One year after the state’s diesel emissions rule for drayage trucking went into effect the air is cleaner. But by how much? Margaret Gordon, who continues to wipe dark soot off interior fixtures, allows that West Oakland air quality has improved “a little bit.” She’s still looking for long-term beneficial effects in her community, such as a reduction in the incidence of asthma, before making any resounding pronouncements.
 
The Bay Area Air Quality Management District (BAAQMD), the agency that partially funded and administered emissions reduction grants to local truckers, cites an unexpectedly bright statistic from a recent study by the University of California. Upgrading or replacing 3,100 trucks to meet last year’s deadline for emissions compliance successfully eliminated 50 percent of the airborne diesel “black carbon” soot detected near the Port just one year before. “This is exciting news,” said Tina McRee, an environmental planner for BAAQMD.
 
With the next phase of diesel emission controls affecting 2,700 Port trucks in 2012-13, air quality is expected to make another dramatic improvement.
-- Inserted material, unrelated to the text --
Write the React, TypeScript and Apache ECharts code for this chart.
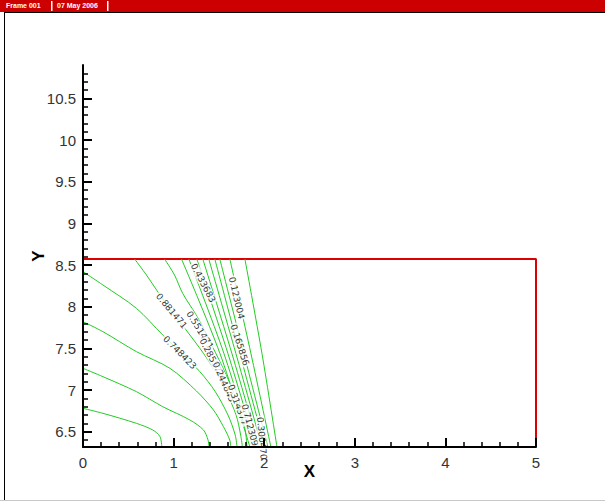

McRee praised the cooperation of the trucking community in helping to clean the air. “Trucker cooperation was excellent,” she said. “The truck driving community was pivotal in the success of the program. It was a great partnership.”
 
If Oakland truckers can take pride in their actions as socially responsible citizens responding to the needs of a complex port ecosystem, they still fear for the future. Indeed, they feel themselves an endangered species. The next round of state environmental regulations requires that all port trucks greatly reduce the emission of greenhouse gases from their exhaust pipes. Of the 5,800 emissions-compliant trucks currently serving the Port, some 4,400 will need to be replaced with new models by the year 2014. “But who will pay for all this?” asked independent operator Ibrahim. The question lingers in the air.